Le Jeu de Paume – Château de Tours promet rencontres festives et animations conviviales
Fruit d'un fructueux – et original – partenariat entre le Jeu de Paume, institution parisienne de référence pour la diffusion de l'image contemporaine, et le Château de Tours, qui accueille des expositions dédiées à l'ensemble des champs de la création, le site du Jeu de Paume – Château de Tours a rouvert ses portes le 3 juin. Le déconfinement très attendu de ce lieu consacré au patrimoine photographique a permis de poursuivre une exposition dédiée à l'un des fleurons de la photographie humaniste d'après-guerre : René-Jacques, connu notamment pour ses clichés iconiques des plus grandes stars de cinéma – Jean Gabin et Michèle Morgan enlacés cheveux aux vents sur la plage, c'est lui. « Il a contribué à façonner l'imaginaire des Français mettant son exigence et son talent au service d'une certaine représentation des Trente Glorieuses », souligne Hélène Jagot, la directrice des musées Château de Tours.

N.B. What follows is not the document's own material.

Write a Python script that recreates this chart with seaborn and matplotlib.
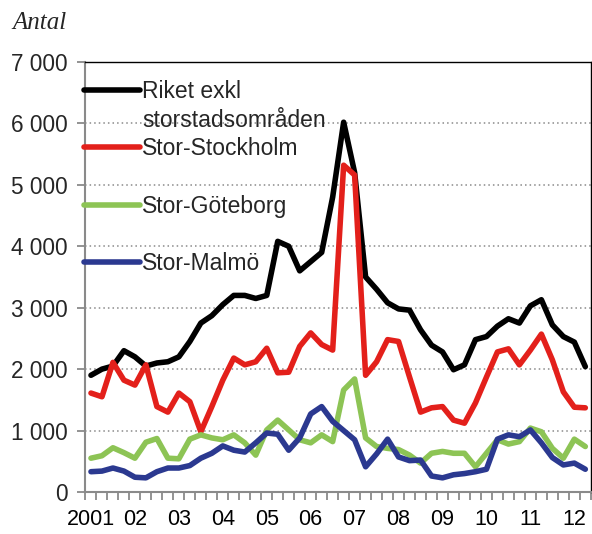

Cette rétrospective, qui a déjà remporté un vif succès en rassemblant, avant le confinement, plus de 11 000 visiteurs, annonce « d'autres beaux projets d'expositions ». « Ces derniers n'ont pas encore eu le temps de trouver leur public et la réouverture va nous permettre de leur donner une chance », explique Hélène Jagot. C'est aussi l'occasion, selon la directrice des musées – Châteaux de Tours, d'offrir aux citoyens un accès à une vie culturelle, qui demeure, aujourd'hui encore, fortement restreinte. « Le cinéma, le théâtre, le spectacle vivant n'ayant pas encore repris, les musées sont pour l'instant l'un des principaux moyens de béneficier de cette nourriture spirituelle essentielle », estime-t-elle.

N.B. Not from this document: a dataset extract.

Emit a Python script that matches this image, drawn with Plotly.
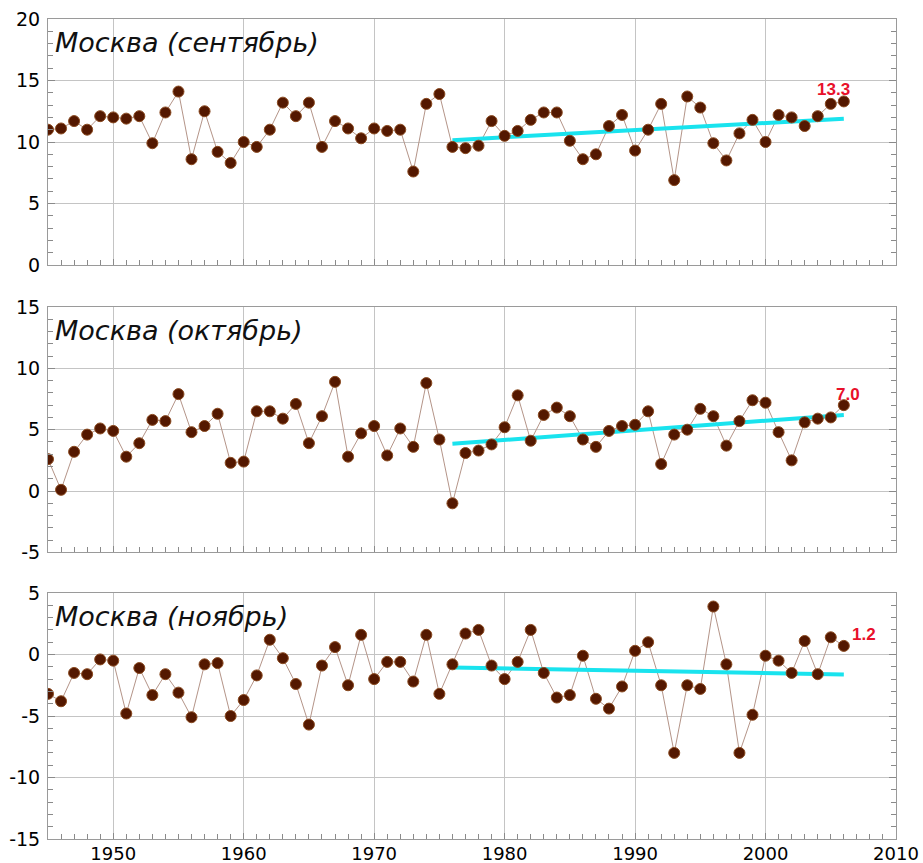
import plotly.graph_objects as go
from plotly.subplots import make_subplots

years = list(range(1945, 2007))

sep_vals = [11.0, 11.1, 11.7, 11.0, 12.1, 12.0, 11.9, 12.1, 9.9, 12.4,
            14.1, 8.6, 12.5, 9.2, 8.3, 10.0, 9.6, 11.0, 13.2, 12.1,
            13.2, 9.6, 11.7, 11.1, 10.3, 11.1, 10.9, 11.0, 7.6, 13.1,
            13.9, 9.6, 9.5, 9.7, 11.7, 10.5, 10.9, 11.8, 12.4, 12.4,
            10.1, 8.6, 9.0, 11.3, 12.2, 9.3, 11.0, 13.1, 6.9, 13.7,
            12.8, 9.9, 8.5, 10.7, 11.8, 10.0, 12.2, 12.0, 11.3, 12.1,
            13.1, 13.3]

oct_vals = [2.6, 0.1, 3.2, 4.6, 5.1, 4.9, 2.8, 3.9, 5.8, 5.7,
            7.9, 4.8, 5.3, 6.3, 2.3, 2.4, 6.5, 6.5, 5.9, 7.1,
            3.9, 6.1, 8.9, 2.8, 4.7, 5.3, 2.9, 5.1, 3.6, 8.8,
            4.2, -1.0, 3.1, 3.3, 3.8, 5.2, 7.8, 4.1, 6.2, 6.8,
            6.1, 4.2, 3.6, 4.9, 5.3, 5.4, 6.5, 2.2, 4.6, 5.0,
            6.7, 6.1, 3.7, 5.7, 7.4, 7.2, 4.8, 2.5, 5.6, 5.9,
            6.0, 7.0]

nov_vals = [-3.2, -3.8, -1.5, -1.6, -0.4, -0.5, -4.8, -1.1, -3.3, -1.6,
            -3.1, -5.1, -0.8, -0.7, -5.0, -3.7, -1.7, 1.2, -0.3, -2.4,
            -5.7, -0.9, 0.6, -2.5, 1.6, -2.0, -0.6, -0.6, -2.2, 1.6,
            -3.2, -0.8, 1.7, 2.0, -0.9, -2.0, -0.6, 2.0, -1.5, -3.5,
            -3.3, -0.1, -3.6, -4.4, -2.6, 0.3, 1.0, -2.5, -8.0, -2.5,
            -2.8, 3.9, -0.8, -8.0, -4.9, -0.1, -0.5, -1.5, 1.1, -1.6,
            1.4, 0.7]

trend_years = [1976, 2006]
trend_sep = [10.15, 11.9]
trend_oct = [3.85, 6.2]
trend_nov = [-1.05, -1.63]

titles = ["Москва (сентябрь)", "Москва (октябрь)", "Москва (ноябрь)"]
last_labels = ["13.3", "7.0", "1.2"]

y_tickvals = [[0, 5, 10, 15, 20], [-5, 0, 5, 10, 15], [-15, -10, -5, 0, 5]]
y_ticktext = [["0", "5", "10", "15", "20"],
              ["-5", "0", "5", "10", "15"],
              ["-15", "-10", "-5", "0", "5"]]
x_tickvals = [1950, 1960, 1970, 1980, 1990, 2000, 2010]
x_ticktext = ["1950", "1960", "1970", "1980", "1990", "2000", "2010"]
x_range = [1945, 2010]

series = [sep_vals, oct_vals, nov_vals]
trends = [trend_sep, trend_oct, trend_nov]
label_shift = [(-10, 12), (4, 11), (20, 11)]
domains = [[0.7, 1.0], [0.3495, 0.6488], [0.0, 0.3]]

fig = make_subplots(rows=3, cols=1)

y_font = dict(family="DejaVu Sans", size=19, color="#000000")
x_font = dict(family="DejaVu Sans", size=18, color="#000000")

for i in range(3):
    r = i + 1
    fig.add_trace(go.Scatter(
        x=years, y=series[i], mode="lines",
        line=dict(color="#b49488", width=1),
        showlegend=False, hoverinfo="skip"), row=r, col=1)
    fig.add_trace(go.Scatter(
        x=trend_years, y=trends[i], mode="lines",
        line=dict(color="#19e3ee", width=4),
        showlegend=False), row=r, col=1)
    fig.add_trace(go.Scatter(
        x=years, y=series[i], mode="markers",
        marker=dict(color="#541800", size=11,
                    line=dict(color="#8a4a20", width=1)),
        showlegend=False), row=r, col=1)

    xname = "xaxis" if r == 1 else f"xaxis{r}"
    yname = "yaxis" if r == 1 else f"yaxis{r}"
    xref = "x" if r == 1 else f"x{r}"
    yref = "y" if r == 1 else f"y{r}"

    fig.layout[xname].update(
        range=x_range, domain=[0, 1], automargin=False,
        tickmode="array", tickvals=x_tickvals, ticktext=x_ticktext,
        showgrid=True, gridcolor="#c4c4c4", gridwidth=1,
        zeroline=False, showline=True, linecolor="#9a9a9a", linewidth=1,
        mirror=True, ticks="inside", ticklen=6, tickcolor="#8a8a8a",
        showticklabels=(r == 3),
        tickfont=x_font, ticklabelstandoff=-2,
        minor=dict(dtick=1, tick0=1945, ticks="inside", ticklen=5,
                   tickcolor="#8a8a8a", showgrid=False),
    )
    fig.layout[yname].update(
        range=[y_tickvals[i][0], y_tickvals[i][-1]],
        domain=domains[i], automargin=False,
        tickmode="array", tickvals=y_tickvals[i], ticktext=y_ticktext[i],
        showgrid=True, gridcolor="#c4c4c4", gridwidth=1,
        zeroline=False, showline=True, linecolor="#9a9a9a", linewidth=1,
        mirror="ticks", ticks="inside", ticklen=7, tickcolor="#8a8a8a",
        tickfont=y_font,
        ticklabelstandoff=3,
        minor=dict(dtick=1, tick0=0, ticks="inside", ticklen=5,
                   tickcolor="#8a8a8a", showgrid=False),
    )

    fig.add_annotation(
        text=titles[i], xref=f"{xref} domain", yref=f"{yref} domain",
        x=0.006, y=0.906, xanchor="left", yanchor="middle", showarrow=False,
        font=dict(family="DejaVu Sans", size=27, color="#111111",
                  style="italic"))

    dx, dy = label_shift[i]
    fig.add_annotation(
        text=f"<b>{last_labels[i]}</b>", xref=xref, yref=yref,
        x=years[-1], y=series[i][-1], xshift=dx, yshift=dy,
        showarrow=False,
        font=dict(family="Liberation Sans", size=17, color="#e8102a"))

fig.update_layout(
    width=923, height=863,
    margin=dict(l=48, r=27, t=19, b=24),
    paper_bgcolor="white", plot_bgcolor="white",
    showlegend=False,
)

fig.write_html("out.html")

En rouvrant en même temps que les cafés et les restaurants, le Jeu de Paume – Château de Tours participe à une normalisation progressive de la vie publique
Depuis le 3 juin, le site a accueilli environ une centaine de visiteurs par semaine. La reprise se fait donc en douceur, ce qui correspond aux prévisions de la directrice et de ses équipes. « En rouvrant en même temps que les cafés et les restaurants, nous participons à une normalisation progressive de la vie publique », fait valoir Hélène Jagot, pour qui l'étape décisive demeure le début de la saison estivale. « C'est à ce moment-là que l'on saura réellement si le public revient. Il sera sans doute composé davantage de locaux qu’à l’ordinaire, faute de visiteurs étrangers en Touraine », analyse-t-elle.

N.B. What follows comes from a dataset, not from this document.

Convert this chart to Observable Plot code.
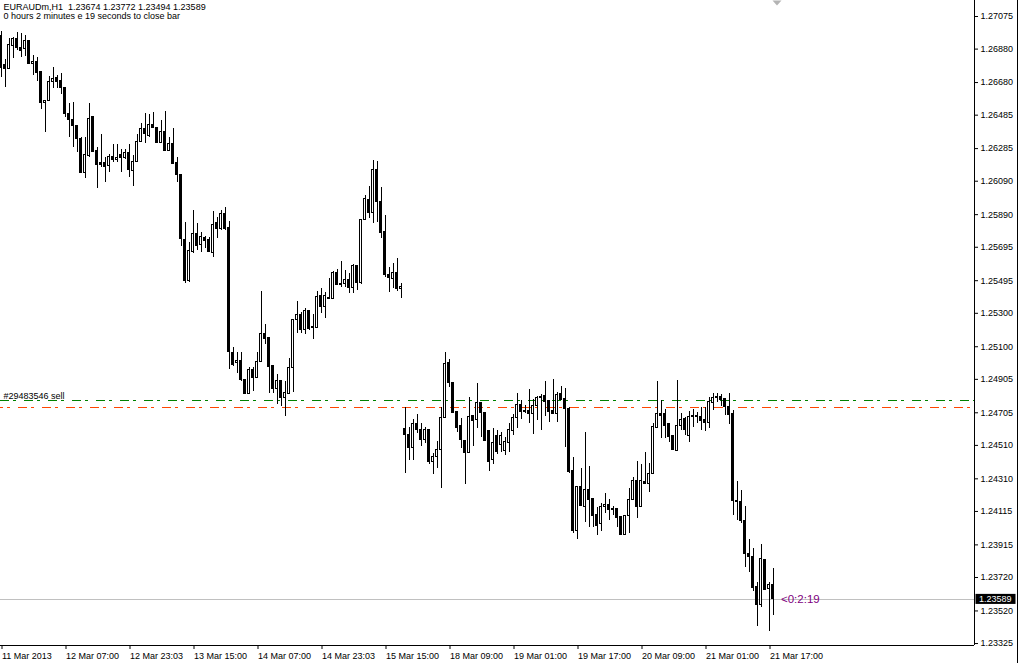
<!DOCTYPE html>
<html>
<head>
<meta charset="utf-8">
<script src="https://cdn.jsdelivr.net/npm/d3@7"></script>
<script src="https://cdn.jsdelivr.net/npm/@observablehq/plot@0.6"></script>
<style>
  html, body { margin: 0; padding: 0; background: #ffffff; }
  svg text { white-space: pre; }
</style>
</head>
<body>
<div id="chart"></div>
<script>
// ---------- DATA (prices in points, 1 point = 0.00001) ----------
const headerLine1 = "EURAUDm,H1\u00a0 1.23674 1.23772 1.23494 1.23589";
const headerLine2 = "0 hours 2 minutes e 19 seconds to close bar";

const openPts = [
126956,126782,126764,126896,126938,126884,126878,126926,126788,126800,
126746,126555,126567,126681,126710,126687,126645,126489,126459,126423,
126340,126142,126238,126471,126268,126196,126196,126178,126232,126214,
126244,126226,126256,126154,126202,126322,126405,126358,126429,126411,
126316,126387,126268,126310,126196,126130,125736,125496,125664,125777,
125706,125753,125736,125658,125843,125807,125891,125813,125060,125000,
125012,124904,124820,124958,124916,125006,125179,125155,124982,124850,
124898,124791,124820,124970,125257,125287,125203,125311,125221,125215,
125401,125335,125389,125383,125544,125472,125478,125502,125454,125580,
125484,125855,125975,125897,126160,125963,125789,125532,125508,125544,
125448,124611,124575,124497,124635,124605,124545,124605,124408,124438,
124485,124671,125000,124886,124707,124629,124539,124462,124683,124659,
124761,124701,124599,124420,124569,124515,124474,124527,124599,124671,
124749,124713,124713,124695,124743,124802,124808,124773,124713,124695,
124820,124785,124725,124354,124001,124264,124139,124246,124192,124091,
124037,124139,124151,124127,124127,124079,123977,124085,124186,124300,
124139,124294,124282,124336,124617,124695,124695,124635,124569,124479,
124629,124665,124569,124683,124683,124677,124659,124641,124761,124796,
124802,124785,124737,124695,124180,124174,124055,123863,123840,123666,
123558,123822,123654,123674];

const highPts = [
126986,126818,126944,126950,126980,126974,126962,126932,126842,126830,
126746,126573,126716,126770,126722,126734,126645,126555,126561,126423,
126352,126352,126555,126471,126292,126370,126232,126250,126310,126310,
126280,126280,126310,126244,126370,126435,126495,126489,126501,126411,
126453,126507,126352,126405,126232,126130,125843,125724,125915,125837,
125783,125759,125753,125909,125873,125915,125933,125849,125096,125066,
125066,124904,124976,124976,125066,125430,125233,125155,124982,124934,
124898,124892,125030,125257,125371,125305,125329,125317,125293,125430,
125448,125425,125508,125550,125562,125610,125556,125538,125592,125580,
125861,126005,126059,126214,126208,126053,125885,125574,125598,125628,
125478,124737,124617,124665,124695,124641,124617,124605,124462,124533,
124737,125066,125024,124886,124707,124671,124539,124796,124683,124880,
124761,124701,124599,124611,124599,124587,124557,124641,124695,124820,
124779,124749,124844,124785,124802,124814,124892,124773,124904,124826,
124862,124850,124737,124438,124264,124372,124587,124384,124192,124139,
124162,124222,124186,124145,124133,124079,124085,124252,124318,124414,
124396,124468,124402,124641,124892,124779,124725,124635,124569,124898,
124701,124677,124713,124725,124707,124737,124737,124796,124820,124820,
124814,124791,124820,124719,124294,124240,124145,123947,123893,123690,
123917,123828,123690,123772];

const lowPts = [
126710,126651,126764,126824,126872,126830,126836,126788,126722,126687,
126519,126381,126567,126645,126645,126609,126471,126352,126292,126262,
126136,126106,126232,126262,126047,126172,126082,126142,126202,126202,
126142,126220,126112,126059,126202,126322,126316,126352,126411,126316,
126316,126268,126268,126190,126082,125700,125478,125484,125658,125676,
125664,125688,125664,125634,125747,125795,125795,124964,124982,124940,
124892,124820,124820,124832,124916,125006,125113,124820,124820,124755,
124743,124683,124820,124826,125179,125179,125173,125197,125143,125215,
125299,125269,125383,125383,125472,125454,125454,125419,125419,125436,
125472,125855,125867,125837,125843,125747,125514,125425,125448,125430,
125389,124342,124420,124420,124581,124503,124521,124396,124336,124372,
124252,124671,124856,124701,124587,124491,124276,124462,124503,124611,
124557,124533,124354,124396,124456,124468,124450,124468,124569,124611,
124665,124701,124641,124575,124659,124599,124683,124647,124695,124647,
124779,124497,124342,123983,123947,124145,124049,124019,124019,123971,
123995,124103,124061,124091,124019,123977,123977,123983,124186,124073,
124139,124282,124228,124336,124611,124551,124551,124527,124485,124474,
124599,124569,124527,124617,124641,124599,124593,124611,124719,124767,
124743,124689,124635,124091,124061,124043,123780,123750,123636,123427,
123540,123648,123397,123494];

const closePts = [
126770,126764,126902,126938,126884,126866,126926,126788,126800,126740,
126555,126567,126681,126704,126681,126645,126489,126459,126423,126340,
126142,126244,126465,126262,126184,126184,126172,126232,126214,126226,
126226,126256,126160,126202,126322,126405,126370,126429,126411,126316,
126387,126268,126310,126190,126130,125742,125496,125670,125777,125700,
125759,125730,125664,125831,125807,125891,125807,125066,124988,125012,
124904,124820,124958,124916,125006,125179,125149,124976,124850,124898,
124791,124826,124970,125257,125287,125203,125311,125209,125215,125395,
125335,125401,125383,125544,125472,125478,125502,125454,125580,125484,
125855,125981,125897,126160,125963,125783,125532,125514,125544,125448,
125460,124575,124497,124635,124605,124545,124605,124408,124438,124485,
124671,124994,124886,124701,124617,124545,124462,124677,124653,124761,
124701,124539,124408,124527,124468,124569,124533,124605,124671,124749,
124707,124707,124695,124743,124796,124796,124767,124707,124695,124814,
124779,124725,124348,123997,124264,124145,124246,124186,124085,124025,
124139,124151,124121,124121,124073,123977,124085,124186,124300,124139,
124300,124282,124336,124623,124695,124683,124629,124563,124485,124629,
124659,124605,124677,124677,124677,124653,124641,124767,124796,124802,
124779,124737,124689,124180,124174,124055,123863,123840,123660,123558,
123828,123648,123678,123589];

const xTickIndex = [0,16,32,48,64,80,96,112,128,144,160,176,192];
const xTickLabels = ["11 Mar 2013","12 Mar 07:00","12 Mar 23:03","13 Mar 15:00","14 Mar 07:00",
  "14 Mar 23:03","15 Mar 15:00","18 Mar 09:00","19 Mar 01:00","19 Mar 17:00",
  "20 Mar 09:00","21 Mar 01:00","21 Mar 17:00"];
const yTicks = [1.27075,1.26880,1.26680,1.26485,1.26285,1.26090,1.25890,1.25695,1.25495,1.25300,
  1.25100,1.24905,1.24705,1.24510,1.24310,1.24115,1.23915,1.23720,1.23520,1.23325];

const orderLabel = "#29483546 sell";
const orderLevel = 1.24779;   // green dash-dot
const stopLevel = 1.24737;    // orange-red dash-dot
const timerText = "<0:2:19";

// ---------- BUILD ----------
const candles = openPts.map((o, i) => ({
  i, open: o / 1e5, high: highPts[i] / 1e5, low: lowPts[i] / 1e5, close: closePts[i] / 1e5
}));
const last = candles[candles.length - 1];
const labelMap = new Map(xTickIndex.map((d, k) => [d, xTickLabels[k]]));

const W = 1019, H = 663, mR = 45, mB = 18;
const barPx = 4;
const plotW = W - mR;
const xDomain = [-0.125, plotW / barPx - 0.125];
const yDomain = [1.233133, 1.271707];
const axisX = xDomain[1];
const borderX = xDomain[1] + 43 / barPx;

const flatTri = {
  draw(ctx) { ctx.moveTo(-4.5, 0); ctx.lineTo(4.5, 0); ctx.lineTo(0, 5); ctx.closePath(); }
};

const chart = Plot.plot({
  width: W, height: H,
  marginLeft: 0, marginRight: mR, marginTop: 0, marginBottom: mB,
  x: {domain: xDomain, axis: null},
  y: {domain: yDomain, axis: null},
  color: {type: "identity"},
  style: {fontFamily: "'Liberation Sans', Arial, sans-serif", fontSize: "9px", background: "#ffffff", color: "#000000", overflow: "visible"},
  marks: [
    // bid line
    Plot.ruleY([last.close], {stroke: "#c0c0c0", shapeRendering: "crispEdges"}),
    // order lines
    Plot.ruleY([orderLevel], {stroke: "#008000", strokeDasharray: "9,4,3,8", shapeRendering: "crispEdges"}),
    Plot.ruleY([stopLevel], {stroke: "#ff4500", strokeDasharray: "9,4,3,8", strokeDashoffset: 6, shapeRendering: "crispEdges"}),
    Plot.text([orderLevel], {y: d => d, text: () => orderLabel, frameAnchor: "left", textAnchor: "start", lineAnchor: "bottom", dx: 3, dy: -1, fill: "#000000"}),
    // candles
    Plot.ruleX(candles, {x: "i", y1: "low", y2: "high", stroke: "#000000", shapeRendering: "crispEdges"}),
    Plot.rect(candles, {
      x1: d => d.i - 0.25, x2: d => d.i + 0.25, y1: "open", y2: "close",
      fill: d => d.close >= d.open ? "#ffffff" : "#000000",
      stroke: "#000000", shapeRendering: "crispEdges"
    }),
    // frame lines
    Plot.ruleX([axisX], {stroke: "#000000", shapeRendering: "crispEdges"}),
    Plot.ruleY([yDomain[0]], {stroke: "#000000", shapeRendering: "crispEdges"}),
    Plot.ruleX([borderX], {stroke: "#000000", insetBottom: -mB, shapeRendering: "crispEdges"}),
    // axes
    Plot.axisY(yTicks, {anchor: "right", tickSize: 3, tickPadding: 3, tickFormat: d => d.toFixed(5), label: null}),
    Plot.axisX(xTickIndex, {anchor: "bottom", tickSize: 4, tickPadding: 3, tickFormat: d => labelMap.get(d), textAnchor: "start", dx: 1, label: null}),
    // current price box
    Plot.rect([last], {x1: () => axisX + 0.375, x2: () => borderX - 0.375, y1: d => d.close - 0.0003, y2: d => d.close + 0.0003, fill: "#000000"}),
    Plot.text([last], {x: () => axisX + 0.375, y: "close", text: d => d.close.toFixed(5), fill: "#ffffff", textAnchor: "start", dx: 3}),
    // bar timer
    Plot.text([last], {x: d => d.i + 2, y: "close", text: () => timerText, fill: "#800080", textAnchor: "start", fontSize: 11.5}),
    // chart shift marker
    Plot.dot([last], {x: d => d.i + 1, frameAnchor: "top", symbol: flatTri, fill: "#b4b4b4", stroke: "none", r: 4}),
    // header
    Plot.text([headerLine1], {frameAnchor: "top-left", textAnchor: "start", lineAnchor: "top", dx: 3, dy: 3}),
    Plot.text([headerLine2], {frameAnchor: "top-left", textAnchor: "start", lineAnchor: "top", dx: 3, dy: 12})
  ]
});
document.getElementById("chart").appendChild(chart);
</script>
</body>
</html>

Le Château de Tours a pris le parti de continuer à proposer des visites guidées : leur fréquence a été doublée, pour un nombre de participants réduit de moitié. Un choix assumé, en accord avec les attentes des publics. « Il y a une véritable demande d'accompagnement de la part des visiteurs du Jeu de Paume, c'est important pour nous d'y répondre. La valorisation de la photographie à caractère historique constitue notre cœur de mission, et la médiation culturelle fait partie de l'ADN du Château de Tours », souligne Hélène Jagot.
Si globalement la reprise se déroule sans heurts – le public est désormais sensibilisé aux exigences sanitaires qui sous-tendent le bon déroulement des visites – l'équipe du Château de Tours n'en attend pas moins avec impatience de pouvoir proposer « quelque chose de plus festif et convivial » et se prépare à reprogrammer des conférences ou à concevoir de nouvelles animations adaptées aux jeunes publics.